Lord also said the low wages and varying hours deter people from becoming caretakers. It’s something State Senator John Velis told Western Mass News needs to be addressed in order to see change.

“A lot of people, unless they have a personal passion for this, the wages are such where there is not really an enticement to go into them, so I think, as a state, it is getting creative and doing things like family members, if they possess the requisite skills to allow them to get paid for it,” Velis said.

Velis is referring to ‘An Act to Establish the Family Caregiving Tax Credit,’ which would provide up to a $1,500 refundable tax credit to qualifying family members who care for loved ones at home, but he acknowledged this will only help minimize the staffing shortages, not solve them, as more people turn to at home care.

“We now have data that says that people want to grow old in place…period, end of story.

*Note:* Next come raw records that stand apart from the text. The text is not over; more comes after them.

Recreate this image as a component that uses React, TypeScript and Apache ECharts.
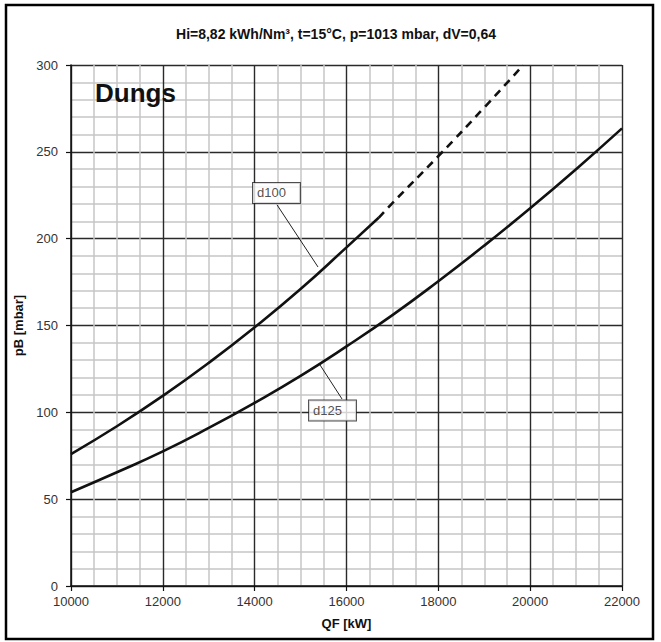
import React, { useEffect, useRef } from "react";
import * as echarts from "echarts";

// Gas flow QF [kW] vs. pressure drop pB [mbar] for two nominal sizes
const d100Solid: [number, number][] = [
  [10000, 76], [11000, 92], [12000, 109.5], [13000, 128.5], [14000, 149],
  [15000, 171], [16000, 195], [16700, 212],
];
const d100Dashed: [number, number][] = [
  [16700, 212], [17000, 220.5], [18000, 247.5], [19000, 275.5], [19850, 300],
];
const d125: [number, number][] = [
  [10000, 54], [11000, 65.5], [12000, 77.5], [13000, 91], [14000, 105.5],
  [15000, 121], [16000, 138], [17000, 156], [18000, 175.5], [19000, 196],
  [20000, 217.5], [21000, 240], [22000, 263.5],
];

// Callout boxes (centre in data units) and their leader lines
const calloutNames = ["d100", "d125"];
const calloutCentres: [number, number][] = [[14475, 226.3], [15695, 101]];
const leaderD100: [number, number][] = [[14486, 219.5], [15379, 183.7]];
const leaderD125: [number, number][] = [[15423, 127.3], [15902, 107.7]];

const xRange = { min: 10000, max: 22000, interval: 2000 };
const yRange = { min: 0, max: 300, interval: 50 };

const titleText = "Hi=8,82 kWh/Nm³, t=15°C, p=1013 mbar, dV=0,64";
const brandText = "Dungs";
const xName = "QF [kW]";
const yName = "pB [mbar]";

const FONT = "'Liberation Sans', Arial, sans-serif";

export default function App() {
  const ref = useRef<HTMLDivElement>(null);

  useEffect(() => {
    if (!ref.current) return;
    const chart = echarts.init(ref.current, null, { renderer: "svg" });

    const curveStyle = { color: "#111", width: 2.6 };
    const curveCommon = {
      type: "line",
      smooth: 0.5,
      showSymbol: false,
      silent: true,
      z: 5,
    };

    chart.setOption({
      animation: false,
      backgroundColor: "#fff",
      textStyle: { fontFamily: FONT },
      grid: { left: 71, right: 39, top: 65, bottom: 56 },
      xAxis: {
        type: "value",
        ...xRange,
        name: xName,
        nameLocation: "middle",
        nameGap: 31,
        nameTextStyle: { fontFamily: FONT, fontSize: 13, fontWeight: "bold", color: "#111" },
        axisLine: { show: true, lineStyle: { color: "#111", width: 1.5 } },
        axisTick: { show: true, length: 5, lineStyle: { color: "#111", width: 1.2 } },
        axisLabel: {
          margin: 9,
          fontFamily: FONT,
          fontSize: 13,
          color: "#333",
          formatter: (v: number) => String(v),
        },
        splitLine: { show: true, lineStyle: { color: "#2a2a2a", width: 1.4 } },
        minorTick: { show: false, splitNumber: 4 },
        minorSplitLine: { show: true, lineStyle: { color: "#c6c6c6", width: 1.5 } },
      },
      yAxis: {
        type: "value",
        ...yRange,
        name: yName,
        nameLocation: "middle",
        nameRotate: 90,
        nameGap: 42,
        nameTextStyle: { fontFamily: FONT, fontSize: 13, fontWeight: "bold", color: "#111" },
        axisLine: { show: true, lineStyle: { color: "#111", width: 1.5 } },
        axisTick: { show: true, length: 5, lineStyle: { color: "#111", width: 1.2 } },
        axisLabel: { margin: 13, fontFamily: FONT, fontSize: 13, color: "#333" },
        splitLine: { show: true, lineStyle: { color: "#2a2a2a", width: 1.4 } },
        minorTick: { show: false, splitNumber: 5 },
        minorSplitLine: { show: true, lineStyle: { color: "#c6c6c6", width: 1.5 } },
      },
      graphic: [
        {
          type: "rect",
          silent: true,
          shape: { x: 6, y: 5, width: 647, height: 634 },
          style: { fill: "none", stroke: "#000", lineWidth: 2.5 },
          z: 100,
        },
        {
          type: "text",
          x: 336,
          y: 34,
          style: {
            text: titleText,
            fontFamily: FONT,
            fontSize: 14,
            fontWeight: "bold",
            fill: "#111",
            textAlign: "center",
            textVerticalAlign: "middle",
          },
        },
        {
          type: "text",
          x: 95,
          y: 93,
          z: 50,
          style: {
            text: brandText,
            fontFamily: FONT,
            fontSize: 26,
            fontWeight: "bold",
            fill: "#111",
            textAlign: "left",
            textVerticalAlign: "middle",
          },
        },
      ],
      series: [
        { ...curveCommon, name: "d100", data: d100Solid, lineStyle: curveStyle },
        {
          ...curveCommon,
          name: "d100 ext",
          data: d100Dashed,
          lineStyle: { ...curveStyle, type: [8, 6] },
        },
        { ...curveCommon, name: "d125", data: d125, lineStyle: curveStyle },
        {
          type: "line",
          name: "leader d100",
          data: leaderD100,
          showSymbol: false,
          lineStyle: { color: "#222", width: 1 },
          silent: true,
          z: 6,
        },
        {
          type: "line",
          name: "leader d125",
          data: leaderD125,
          showSymbol: false,
          lineStyle: { color: "#222", width: 1 },
          silent: true,
          z: 6,
        },
        {
          type: "scatter",
          name: "callouts",
          symbolSize: 0,
          silent: true,
          z: 10,
          data: calloutCentres.map((c, i) => ({ value: c, name: calloutNames[i] })),
          label: {
            show: true,
            position: "inside",
            formatter: (p: any) => p.name,
            fontFamily: FONT,
            fontSize: 13,
            color: "#222",
            backgroundColor: "#fff",
            borderColor: "#222",
            borderWidth: 1,
            padding: [4, 14, 3, 4],
          },
        },
      ],
    });

    return () => chart.dispose();
  }, []);

  return (
    <div
      ref={ref}
      style={{ position: "fixed", left: 0, top: 0, width: 661, height: 642, background: "#fff" }}
    />
  );
}
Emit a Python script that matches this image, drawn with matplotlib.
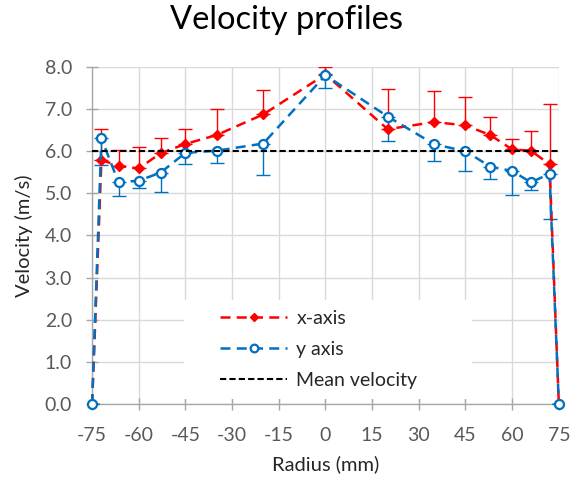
import matplotlib
matplotlib.use("Agg")
import matplotlib.pyplot as plt
from matplotlib.patches import Rectangle

# Radius positions (mm)
radius = [-75, -72, -66.5, -60, -53, -45, -35, -20, 0, 20, 35, 45, 53, 60, 66, 72, 75]

# x-axis velocity (m/s) and upward error
vel_x = [0.0, 5.79, 5.65, 5.59, 5.95, 6.17, 6.38, 6.87, 7.82, 6.52, 6.69, 6.61, 6.38, 6.04, 6.01, 5.69, 0.0]
err_x = [0.0, 0.73, 0.38, 0.51, 0.37, 0.36, 0.61, 0.58, 0.18, 0.95, 0.74, 0.68, 0.42, 0.24, 0.47, 1.43, 0.0]

# y axis velocity (m/s) and downward error
vel_y = [0.0, 6.30, 5.26, 5.30, 5.49, 5.96, 6.01, 6.18, 7.80, 6.82, 6.16, 6.00, 5.63, 5.53, 5.26, 5.46, 0.0]
err_y = [0.0, 0.63, 0.33, 0.18, 0.45, 0.27, 0.30, 0.75, 0.30, 0.58, 0.39, 0.47, 0.28, 0.57, 0.17, 1.06, 0.0]

mean_x = [-75, 75]
mean_v = [6.0, 6.0]

x_ticks = [-75, -60, -45, -30, -15, 0, 15, 30, 45, 60, 75]
y_ticks = [0, 1, 2, 3, 4, 5, 6, 7, 8]

plt.rcParams['font.family'] = ['Lato', 'DejaVu Sans']
plt.rcParams['axes.unicode_minus'] = False

RED = '#FF0000'
BLUE = '#0070C0'
GREY = '#595959'

fig = plt.figure(figsize=(5.72, 4.84), dpi=100)
ax = fig.add_axes([0.161, 0.165, 0.816, 0.697])

# --- x-axis serie ---
ax.errorbar(radius, vel_x, yerr=[[0] * len(err_x), err_x], fmt='none',
            ecolor=RED, elinewidth=1.0, capsize=5, capthick=1.0, zorder=3)
ax.plot(radius, vel_x, color=RED, linestyle=(0, (4, 2.5)), linewidth=1.8,
        marker='D', markersize=5, markerfacecolor=RED, markeredgecolor=RED,
        label='x-axis', zorder=4, clip_on=False)

# --- y axis serie ---
ax.errorbar(radius, vel_y, yerr=[err_y, [0] * len(err_y)], fmt='none',
            ecolor=BLUE, elinewidth=1.0, capsize=5, capthick=1.0, zorder=3)
ax.plot(radius, vel_y, color=BLUE, linestyle=(0, (4, 2.5)), linewidth=1.8,
        marker='o', markersize=6.5, markerfacecolor='white', markeredgecolor=BLUE,
        markeredgewidth=1.6, label='y axis', zorder=5, clip_on=False)

# --- media ---
ax.plot(mean_x, mean_v, color='black', linestyle=(0, (3, 1.5)), linewidth=1.5,
        label='Mean velocity', zorder=6)

ax.set_xlim(-75, 75)
ax.set_ylim(0, 8)
ax.set_xticks(x_ticks)
ax.set_yticks(y_ticks)
ax.set_yticklabels([f"{v:.1f}" for v in y_ticks])
ax.grid(True, color='#D9D9D9', linewidth=1.0)
ax.set_axisbelow(True)

for s in ['top', 'right']:
    ax.spines[s].set_visible(False)
for s in ['left', 'bottom']:
    ax.spines[s].set_color('#A6A6A6')
    ax.spines[s].set_linewidth(1.0)

ax.tick_params(direction='inout', length=9, width=1.0, color='#A6A6A6',
               labelcolor=GREY, labelsize=14)
ax.xaxis.set_tick_params(pad=12)
ax.yaxis.set_tick_params(pad=10)

ax.set_xlabel('Radius (mm)', fontsize=14.5, color='#262626', labelpad=8)
ax.set_ylabel('Velocity (m/s)', fontsize=14.5, color='#262626', labelpad=8)
fig.suptitle('Velocity profiles', fontsize=23.5, color='black', y=0.99)

# fundo branco da legenda (tapa a grade)
ax.add_patch(Rectangle((0.197, 0.016), 0.617, 0.293, transform=ax.transAxes,
                       facecolor='white', edgecolor='none', zorder=1))

leg = ax.legend(loc='upper left', bbox_to_anchor=(0.275, 0.28), fontsize=14,
                frameon=False, handlelength=3.4, borderpad=0, borderaxespad=0,
                labelspacing=0.72, handletextpad=0.5, markerscale=0.85)
for t in leg.get_texts():
    t.set_color('#262626')

plt.savefig('out.png', dpi=100)
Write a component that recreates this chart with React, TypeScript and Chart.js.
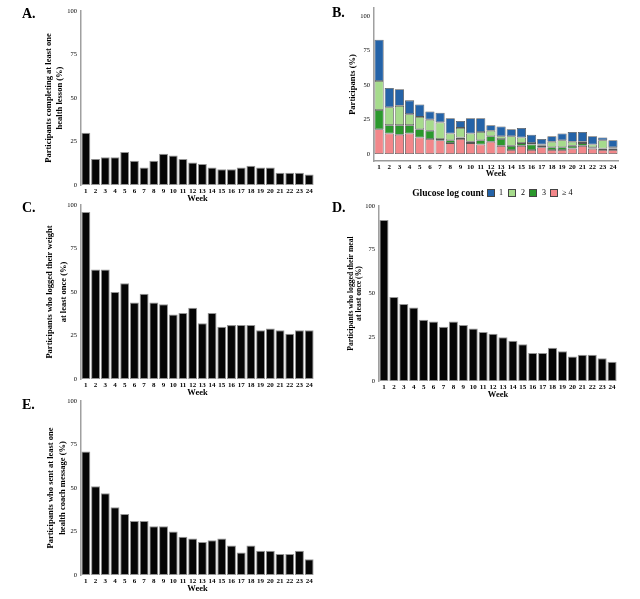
import React, { useEffect, useRef } from "react";
import { Chart, registerables } from "chart.js";

Chart.register(...registerables);

const weeks = ["1","2","3","4","5","6","7","8","9","10","11","12","13","14","15","16","17","18","19","20","21","22","23","24"];
const yTickValues = [0, 25, 50, 75, 100];

const lessonPct = [30,15,16,16,19,14,10,14,18,17,15,13,12,10,9,9,10,11,10,10,7,7,7,6];
const glucoseOne = [30,14,12,10,9,6,7,11,5,11,10,4,7,5,7,6,4,4,5,7,7,6,2,5];
const glucoseTwo = [21,13,14,8,9,8,12,5,7,6,6,4,2,7,4,1,1,4,5,3,1,2,6,1];
const glucoseThree = [14,6,7,6,6,6,1,2,1,1,3,4,5,3,2,4,1,2,2,2,2,1,1,1];
const glucoseFourPlus = [18,15,14,15,12,11,10,8,11,8,7,9,6,3,6,3,5,3,3,4,6,4,3,3];
const weightPct = [96,63,63,50,55,44,49,44,43,37,38,41,32,38,30,31,31,31,28,29,28,26,28,28];
const mealPct = [92,48,44,42,35,34,31,34,32,30,28,27,25,23,21,16,16,19,17,14,15,15,13,11];
const messagePct = [71,51,47,39,35,31,31,28,28,25,22,21,19,20,21,17,13,17,14,14,12,12,14,9];

const glucoseLabels = ["1", "2", "3", "\u2265 4"];
const COLORS = { one: "#2463a8", two: "#a6db8c", three: "#2b982d", four: "#f2878a" };

const FONT = "'Liberation Serif', 'Times New Roman', serif";

type Spec = {
  left: number; top: number; width: number; height: number;
  aL: number; aT: number; aR: number; aB: number;
  xH: number; yMin: number; yMax: number; stacked: boolean; xBorder: boolean;
  title: string[]; tSize: number; tLH: number; tX: number;
  datasets: any[];
};

function blackBars(data: number[]) {
  return [{
    data,
    backgroundColor: "#050505",
    borderColor: "#959595",
    borderWidth: 1,
    borderSkipped: false,
    barPercentage: 0.92,
    categoryPercentage: 1.0,
  }];
}

function stackSet(data: number[], color: string) {
  return {
    data,
    backgroundColor: color,
    borderColor: "#555",
    borderWidth: 0.8,
    borderSkipped: false,
    barPercentage: 0.9,
    categoryPercentage: 1.0,
  };
}

const specs: Spec[] = [
  {
    left: 0, top: 0, width: 320, height: 204, aL: 81, aT: 11, aR: 314, aB: 185, xH: 19,
    yMin: 0, yMax: 100, stacked: false, xBorder: false,
    title: ["Participants completing at least one", "health lesson (%)"], tSize: 8.5, tLH: 11, tX: 49,
    datasets: blackBars(lessonPct),
  },
  {
    left: 320, top: 0, width: 320, height: 179, aL: 374, aT: 8, aR: 618, aB: 161, xH: 18,
    yMin: -5, yMax: 106, stacked: true, xBorder: true,
    title: ["Participants (%)"], tSize: 8.5, tLH: 10.2, tX: 353,
    datasets: [
      stackSet(glucoseFourPlus, COLORS.four),
      stackSet(glucoseThree, COLORS.three),
      stackSet(glucoseTwo, COLORS.two),
      stackSet(glucoseOne, COLORS.one),
    ],
  },
  {
    left: 0, top: 195, width: 320, height: 203, aL: 81, aT: 205, aR: 314, aB: 379, xH: 19,
    yMin: 0, yMax: 100, stacked: false, xBorder: false,
    title: ["Participants who logged their weight", "at least once (%)"], tSize: 8.5, tLH: 14, tX: 49.5,
    datasets: blackBars(weightPct),
  },
  {
    left: 320, top: 195, width: 320, height: 205, aL: 379, aT: 206, aR: 617, aB: 381, xH: 19,
    yMin: 0, yMax: 100, stacked: false, xBorder: false,
    title: ["Participants who logged their meal", "at least once (%)"], tSize: 7.7, tLH: 8.7, tX: 350.7,
    datasets: blackBars(mealPct),
  },
  {
    left: 0, top: 390, width: 320, height: 204, aL: 81, aT: 401, aR: 314, aB: 575, xH: 19,
    yMin: 0, yMax: 100, stacked: false, xBorder: false,
    title: ["Participants who sent at least one", "health coach message (%)"], tSize: 8.5, tLH: 12, tX: 50.5,
    datasets: blackBars(messagePct),
  },
];

function Panel({ spec }: { spec: Spec }) {
  const ref = useRef<HTMLCanvasElement | null>(null);
  useEffect(() => {
    if (!ref.current) return;
    const s = spec;
    const chart = new Chart(ref.current, {
      type: "bar",
      data: { labels: weeks, datasets: s.datasets },
      options: {
        responsive: false,
        animation: false,
        devicePixelRatio: 1,
        layout: { padding: { left: 0, top: s.aT - s.top, right: s.left + s.width - s.aR, bottom: 0 } },
        plugins: { legend: { display: false }, tooltip: { enabled: false } },
        scales: {
          x: {
            stacked: s.stacked,
            grid: { display: false, drawTicks: false },
            border: { display: s.xBorder, color: "#9a9a9a", width: 1.5 },
            ticks: {
              color: "#000", padding: 2, maxRotation: 0, autoSkip: false,
              font: { family: FONT, size: 7, weight: "bold" },
            },
            title: {
              display: true, text: "Week", color: "#000",
              font: { family: FONT, size: 8.5, weight: "bold", lineHeight: 1.2 },
              padding: { top: 0, bottom: 0 },
            },
            afterFit: (sc: any) => { sc.height = s.xH; },
          },
          y: {
            stacked: s.stacked,
            min: s.yMin, max: s.yMax,
            grid: { display: false, drawTicks: false },
            border: { display: true, color: "#a0a0a0", width: 1.5 },
            ticks: { color: "#000", padding: 4, font: { family: FONT, size: 6.5 } },
            afterBuildTicks: (sc: any) => { sc.ticks = yTickValues.map((v) => ({ value: v })); },
            title: {
              display: true, text: s.title, color: "#000",
              font: { family: FONT, size: s.tSize, weight: "bold", lineHeight: s.tLH / s.tSize },
              padding: { top: s.tX - s.left - s.tLH / 2, bottom: 0 },
            },
            afterFit: (sc: any) => { sc.width = s.aL - s.left; },
          },
        },
      } as any,
    });
    return () => chart.destroy();
  }, [spec]);
  return (
    <canvas
      ref={ref}
      width={spec.width}
      height={spec.height}
      style={{ position: "absolute", left: spec.left, top: spec.top }}
    />
  );
}

const letterStyle = (left: number, top: number): React.CSSProperties => ({
  position: "absolute", left, top, fontFamily: FONT, fontWeight: "bold",
  fontSize: 14, lineHeight: "14px", color: "#000",
});

const legendItems = [
  { label: glucoseLabels[0], color: COLORS.one, box: 487, text: 499 },
  { label: glucoseLabels[1], color: COLORS.two, box: 508, text: 521 },
  { label: glucoseLabels[2], color: COLORS.three, box: 529, text: 542 },
  { label: glucoseLabels[3], color: COLORS.four, box: 550, text: 562 },
];

export default function App() {
  return (
    <div style={{ position: "absolute", left: 0, top: 0, width: 640, height: 599, background: "#fff", overflow: "hidden" }}>
      {specs.map((s, i) => <Panel key={i} spec={s} />)}
      <div style={letterStyle(22, 6.6)}>A.</div>
      <div style={letterStyle(332, 5.6)}>B.</div>
      <div style={letterStyle(22, 200.6)}>C.</div>
      <div style={letterStyle(332, 200.6)}>D.</div>
      <div style={letterStyle(22, 397.6)}>E.</div>
      <div style={{ position: "absolute", left: 408, top: 187, width: 76, textAlign: "right", fontFamily: FONT, fontWeight: "bold", fontSize: 9.5, lineHeight: "12px", color: "#000", whiteSpace: "nowrap" }}>
        Glucose log count
      </div>
      {legendItems.map((it, i) => (
        <React.Fragment key={i}>
          <div style={{ position: "absolute", left: it.box, top: 189, width: 8, height: 8, boxSizing: "border-box", background: it.color, border: "1px solid #444" }} />
          <div style={{ position: "absolute", left: it.text, top: 187, fontFamily: FONT, fontSize: 8, lineHeight: "12px", color: "#000", whiteSpace: "nowrap" }}>
            {it.label}
          </div>
        </React.Fragment>
      ))}
    </div>
  );
}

They don’t want to go to other places, so we need to do better…We can’t have that paradigm shift if there is not enough people to fill these jobs to do that and a big part of that is wages, benefits, but really just getting interested in these fields and once they’re in the fields, keeping them in the fields,” Velis noted.

While there have been challenges with at-home care, Roberts said her family is just grateful to be able to see her father-in-law’s wish to stay at home fulfilled.

“The aids really, I feel, are the unsung heroes here because they are willing to do difficult work in less than ideal circumstances so it’s been a gift and an answer to our prayers as a family that we have that,” Roberts said.